#### WORK TO DO
Restate the material word for word and leave out anything that is a picture.

#####

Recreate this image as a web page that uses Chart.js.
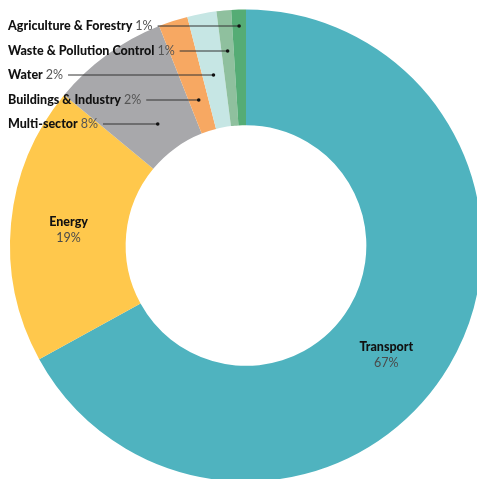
<!DOCTYPE html>
<html>
<head>
<meta charset="utf-8">
<script src="https://cdn.jsdelivr.net/npm/chart.js@4"></script>
<style>
  html, body { margin: 0; padding: 0; background: #fff; overflow: hidden; }
  #wrap { position: relative; width: 492px; height: 491px; }
</style>
</head>
<body>
<div id="wrap"><canvas id="c"></canvas></div>
<script>
const sectors = ['Transport', 'Energy', 'Multi-sector', 'Buildings & Industry', 'Water', 'Waste & Pollution Control', 'Agriculture & Forestry'];
const shares = [67, 19, 8, 2, 2, 1, 1];
const colors = ['#4fb3bf', '#ffc84c', '#a8a8ab', '#f7a862', '#c6e6e4', '#8fc09e', '#55ac75'];

// small slices get a left-side row with a leader line, big ones sit inside the ring
const rowY = { 'Agriculture & Forestry': 26, 'Waste & Pollution Control': 51, 'Water': 75, 'Buildings & Industry': 100, 'Multi-sector': 124 };
const inside = { 'Energy': [0, 1], 'Transport': [-13, 19] };

const labels = {
  id: 'labels',
  afterDraw(chart) {
    const ctx = chart.ctx;
    const arcs = chart.getDatasetMeta(0).data;
    ctx.save();
    arcs.forEach((arc, i) => {
      const name = sectors[i];
      const pct = shares[i] + '%';
      const mid = (arc.startAngle + arc.endAngle) / 2;
      if (rowY[name] !== undefined) {
        const y = rowY[name];
        ctx.textAlign = 'left';
        ctx.textBaseline = 'middle';
        ctx.font = '900 12.5px Lato';
        ctx.fillStyle = '#111';
        ctx.fillText(name, 8, y);
        const w = ctx.measureText(name + ' ').width;
        ctx.font = '400 12.5px Lato';
        ctx.fillStyle = '#555';
        ctx.fillText(pct, 8 + w, y);
        const x0 = 8 + w + ctx.measureText(pct).width + 5;
        // end of the leader: where the row meets the slice's middle ray
        const dy = y - arc.y;
        const x1 = arc.x + dy / Math.tan(mid);
        ctx.strokeStyle = '#333';
        ctx.lineWidth = 1;
        ctx.beginPath();
        ctx.moveTo(x0, y);
        ctx.lineTo(x1, y);
        ctx.stroke();
        ctx.fillStyle = '#111';
        ctx.beginPath();
        ctx.arc(x1, y, 1.8, 0, Math.PI * 2);
        ctx.fill();
      } else if (inside[name]) {
        const r = (arc.innerRadius + arc.outerRadius) / 2;
        const cx = arc.x + Math.cos(mid) * r + inside[name][0];
        const cy = arc.y + Math.sin(mid) * r + inside[name][1];
        ctx.textAlign = 'center';
        ctx.textBaseline = 'middle';
        ctx.font = '900 12.5px Lato';
        ctx.fillStyle = '#111';
        ctx.fillText(name, cx, cy - 8);
        ctx.font = '400 12.5px Lato';
        ctx.fillStyle = '#4a4a4a';
        ctx.fillText(pct, cx, cy + 8);
      }
    });
    ctx.restore();
  }
};

new Chart(document.getElementById('c'), {
  type: 'doughnut',
  data: {
    labels: sectors,
    datasets: [{
      data: shares,
      backgroundColor: colors,
      borderWidth: 0
    }]
  },
  options: {
    responsive: true,
    maintainAspectRatio: false,
    animation: false,
    cutout: '51%',
    layout: { padding: { left: 10, top: 9, right: 10, bottom: 9 } },
    plugins: {
      legend: { display: false },
      tooltip: { enabled: false }
    }
  },
  plugins: [labels]
});
</script>
</body>
</html>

#####

#### WRITTEN RESPONSE
Recreate this image as a web page that uses Chart.js.
<!DOCTYPE html>
<html>
<head>
<meta charset="utf-8">
<script src="https://cdn.jsdelivr.net/npm/chart.js@4"></script>
<style>
  html, body { margin: 0; padding: 0; background: #fff; overflow: hidden; }
  #wrap { position: relative; width: 492px; height: 491px; }
</style>
</head>
<body>
<div id="wrap"><canvas id="c"></canvas></div>
<script>
const sectors = ['Transport', 'Energy', 'Multi-sector', 'Buildings & Industry', 'Water', 'Waste & Pollution Control', 'Agriculture & Forestry'];
const shares = [67, 19, 8, 2, 2, 1, 1];
const colors = ['#4fb3bf', '#ffc84c', '#a8a8ab', '#f7a862', '#c6e6e4', '#8fc09e', '#55ac75'];

// small slices get a left-side row with a leader line, big ones sit inside the ring
const rowY = { 'Agriculture & Forestry': 26, 'Waste & Pollution Control': 51, 'Water': 75, 'Buildings & Industry': 100, 'Multi-sector': 124 };
const inside = { 'Energy': [0, 1], 'Transport': [-13, 19] };

const labels = {
  id: 'labels',
  afterDraw(chart) {
    const ctx = chart.ctx;
    const arcs = chart.getDatasetMeta(0).data;
    ctx.save();
    arcs.forEach((arc, i) => {
      const name = sectors[i];
      const pct = shares[i] + '%';
      const mid = (arc.startAngle + arc.endAngle) / 2;
      if (rowY[name] !== undefined) {
        const y = rowY[name];
        ctx.textAlign = 'left';
        ctx.textBaseline = 'middle';
        ctx.font = '900 12.5px Lato';
        ctx.fillStyle = '#111';
        ctx.fillText(name, 8, y);
        const w = ctx.measureText(name + ' ').width;
        ctx.font = '400 12.5px Lato';
        ctx.fillStyle = '#555';
        ctx.fillText(pct, 8 + w, y);
        const x0 = 8 + w + ctx.measureText(pct).width + 5;
        // end of the leader: where the row meets the slice's middle ray
        const dy = y - arc.y;
        const x1 = arc.x + dy / Math.tan(mid);
        ctx.strokeStyle = '#333';
        ctx.lineWidth = 1;
        ctx.beginPath();
        ctx.moveTo(x0, y);
        ctx.lineTo(x1, y);
        ctx.stroke();
        ctx.fillStyle = '#111';
        ctx.beginPath();
        ctx.arc(x1, y, 1.8, 0, Math.PI * 2);
        ctx.fill();
      } else if (inside[name]) {
        const r = (arc.innerRadius + arc.outerRadius) / 2;
        const cx = arc.x + Math.cos(mid) * r + inside[name][0];
        const cy = arc.y + Math.sin(mid) * r + inside[name][1];
        ctx.textAlign = 'center';
        ctx.textBaseline = 'middle';
        ctx.font = '900 12.5px Lato';
        ctx.fillStyle = '#111';
        ctx.fillText(name, cx, cy - 8);
        ctx.font = '400 12.5px Lato';
        ctx.fillStyle = '#4a4a4a';
        ctx.fillText(pct, cx, cy + 8);
      }
    });
    ctx.restore();
  }
};

new Chart(document.getElementById('c'), {
  type: 'doughnut',
  data: {
    labels: sectors,
    datasets: [{
      data: shares,
      backgroundColor: colors,
      borderWidth: 0
    }]
  },
  options: {
    responsive: true,
    maintainAspectRatio: false,
    animation: false,
    cutout: '51%',
    layout: { padding: { left: 10, top: 9, right: 10, bottom: 9 } },
    plugins: {
      legend: { display: false },
      tooltip: { enabled: false }
    }
  },
  plugins: [labels]
});
</script>
</body>
</html>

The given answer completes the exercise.